In sostanza i ministri delle Finanze dell’Unione europea temono un eventuale perdita del controllo sul debito da parte del nostro Paese, che potrebbe quindi rischiare una crisi perenne. Come si legge nella bozza di conclusioni dell’Ecofin “la sfida in termini di sostenibilità di bilancio rimane in un certo numero di Paesi in cui il debito pubblico è alto, cosa che potrebbe essere fonte di vulnerabilità in caso di choc”. In pratica i ministri Ue, pur non contrastando gli investimenti per rilanciare la crescita si opporrebbero ad una politica di bilancio eccessivamente espansiva per la zona euro nella sua interezza. Per l’Ecofin è fondamentale “continuare ad attuare riforme strutturali per aumentare il potenziale di crescita” ma, nel contempo, è necessario mettere a punto politiche di bilancio “che sostengano la crescita assicurando la sostenibilità di lungo periodo del debito”. Tutto nel rispetto delle regole previste con il Patto di Stabilità e Crescita.

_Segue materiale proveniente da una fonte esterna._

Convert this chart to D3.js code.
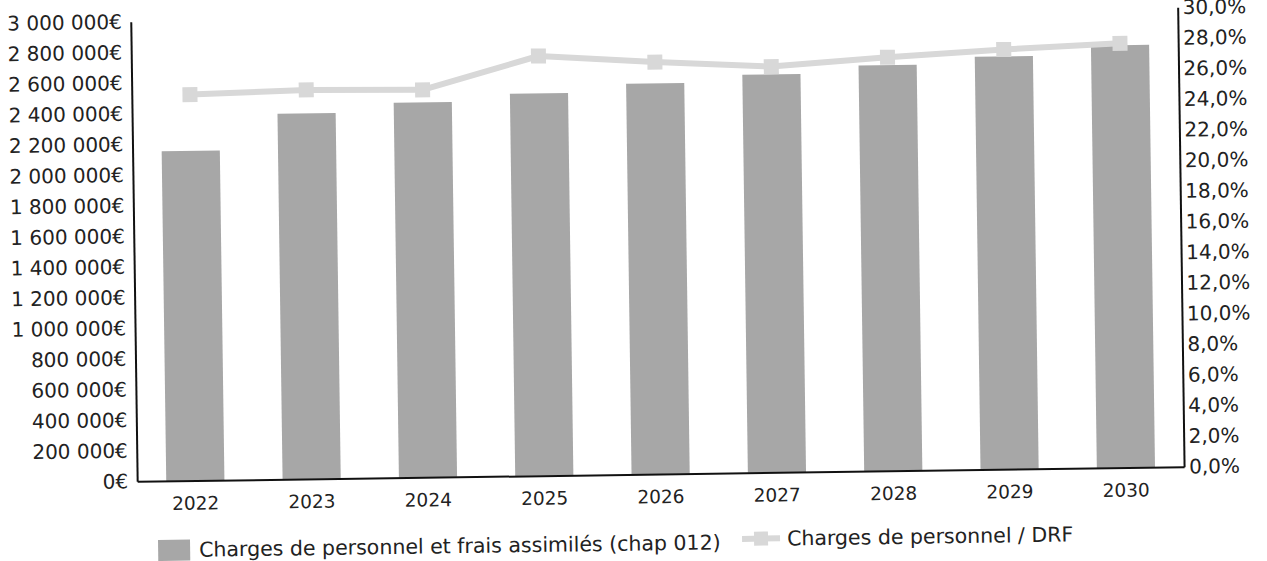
<!DOCTYPE html>
<html>
<head>
<meta charset="utf-8">
<script src="https://cdn.jsdelivr.net/npm/d3@7"></script>
<style>
  html, body { margin: 0; padding: 0; background: #fff; }
  svg { display: block; }
  text { font-family: "DejaVu Sans", sans-serif; fill: #222; }
</style>
</head>
<body>
<svg id="chart" width="1267" height="561"></svg>
<script>
// Years on the category axis
const years = ["2022", "2023", "2024", "2025", "2026", "2027", "2028", "2029", "2030"];
// Charges de personnel et frais assimilés (chap 012), in euros
const charges012 = [2152000, 2387000, 2448000, 2496000, 2551000, 2599000, 2648000, 2695000, 2757000];
// Charges de personnel / DRF, in percent
const ratioDRF = [25.2, 25.4, 25.3, 27.4, 26.9, 26.5, 27.0, 27.4, 27.7];
// Axis ticks
const leftTicks = d3.range(0, 3000001, 200000);
const rightTicks = d3.range(0, 30.01, 2);
// Legend labels
const legendLabels = ["Charges de personnel et frais assimilés (chap 012)", "Charges de personnel / DRF"];

const barColor = "#a7a7a7";
const lineColor = "#d8d8d8";

const plot = { left: 134, right: 1181, top: 14.5, bottom: 474 };

const svg = d3.select("#chart");
// The printed chart sits slightly askew on the page
const g = svg.append("g").attr("transform", "rotate(-0.8, 660, 250)");

const x = d3.scaleBand()
  .domain(years)
  .range([plot.left, plot.right])
  .paddingInner(0.5)
  .paddingOuter(0.25);

const yLeft = d3.scaleLinear().domain([0, 3000000]).range([plot.bottom, plot.top]);
const yRight = d3.scaleLinear().domain([0, 30]).range([plot.bottom, plot.top]);

const fmtEuro = v => d3.format(",")(v).replace(/,/g, "\u00a0") + "€";
const fmtPct = v => d3.format(".1f")(v).replace(".", ",") + "%";

// Bars
g.append("g").selectAll("rect")
  .data(years)
  .join("rect")
  .attr("x", d => x(d))
  .attr("width", x.bandwidth())
  .attr("y", (d, i) => yLeft(charges012[i]))
  .attr("height", (d, i) => plot.bottom - yLeft(charges012[i]))
  .attr("fill", barColor);

// Ratio line with square markers
const line = d3.line()
  .x((d, i) => x(years[i]) + x.bandwidth() / 2)
  .y(d => yRight(d));

g.append("path")
  .datum(ratioDRF)
  .attr("d", line)
  .attr("fill", "none")
  .attr("stroke", lineColor)
  .attr("stroke-width", 6)
  .attr("stroke-linejoin", "round");

const mk = 15;
g.append("g").selectAll("rect")
  .data(ratioDRF)
  .join("rect")
  .attr("x", (d, i) => x(years[i]) + x.bandwidth() / 2 - mk / 2)
  .attr("y", d => yRight(d) - mk / 2)
  .attr("width", mk)
  .attr("height", mk)
  .attr("fill", lineColor);

// Left axis
const axL = g.append("g")
  .attr("transform", `translate(${plot.left},0)`)
  .call(d3.axisLeft(yLeft).tickValues(leftTicks).tickFormat(fmtEuro).tickSize(0).tickPadding(9));
axL.select(".domain").attr("stroke", "#111").attr("stroke-width", 2);
axL.selectAll("text").style("font-size", "20px").style("font-family", "DejaVu Sans").attr("fill", "#222");

// Right axis
const axR = g.append("g")
  .attr("transform", `translate(${plot.right},0)`)
  .call(d3.axisRight(yRight).tickValues(rightTicks).tickFormat(fmtPct).tickSize(0).tickPadding(5));
axR.select(".domain").attr("stroke", "#111").attr("stroke-width", 2);
axR.selectAll("text").style("font-size", "20px").style("font-family", "DejaVu Sans").attr("fill", "#222");

// Bottom axis
const axB = g.append("g")
  .attr("transform", `translate(0,${plot.bottom})`)
  .call(d3.axisBottom(x).tickSize(0).tickPadding(16));
axB.select(".domain").attr("stroke", "#111").attr("stroke-width", 2);
axB.selectAll("text").style("font-size", "18.5px").style("font-family", "DejaVu Sans").attr("fill", "#222");

// Legend
const leg = g.append("g").attr("transform", "translate(0,543)");
leg.append("rect").attr("x", 154).attr("y", -10).attr("width", 32).attr("height", 21).attr("fill", barColor);
leg.append("text").attr("x", 195).attr("y", 0).attr("dy", "0.35em")
  .style("font-size", "20.5px").text(legendLabels[0]);
leg.append("line").attr("x1", 738).attr("x2", 776).attr("y1", -3).attr("y2", -3)
  .attr("stroke", lineColor).attr("stroke-width", 6);
leg.append("rect").attr("x", 750).attr("y", -10).attr("width", 14).attr("height", 14).attr("fill", lineColor);
leg.append("text").attr("x", 783).attr("y", -3).attr("dy", "0.35em")
  .style("font-size", "20.5px").text(legendLabels[1]);
</script>
</body>
</html>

Nel mirino soprattutto le cosiddette “spese eccezionali”, legate ad eventi insoliti fuori dal controllo del governo, non solo le spese destinate a emergenza e ricostruzione post terremoto ma anche la messa in sicurezza del Paese con il piano Casa Italia. Per quanto riguarda i terremoti, in particolare, il commissario Ue agli Affari economici Pierre Moscovici, pur ribadendo che “la Commissione è sempre al fianco dell’Italia quando c’è un terremoto”, ha puntualizzato che le spese una-tantum per l’emergenza devono essere scisse da quelle strutturali “necessarie per migliorare la prevenzione e il consolidamento in modo da limitare i danni dei terremoti che colpiscono spesso l’Italia”. Per quanto riguarda le spese strutturali, quindi, Moscovici ha sottolineato: “Siamo pronti ad esaminarle ma separatamente a questo negoziato” sulla manovra 2017. L’Ue pone in pratica un limite all’allargarsi delle maglie della flessibilità, e rimarca che nel 2017 l’Italia ha beneficiato di uno sconto aggiuntivo dello 0,3% di Pil, circa 5 miliardi di euro.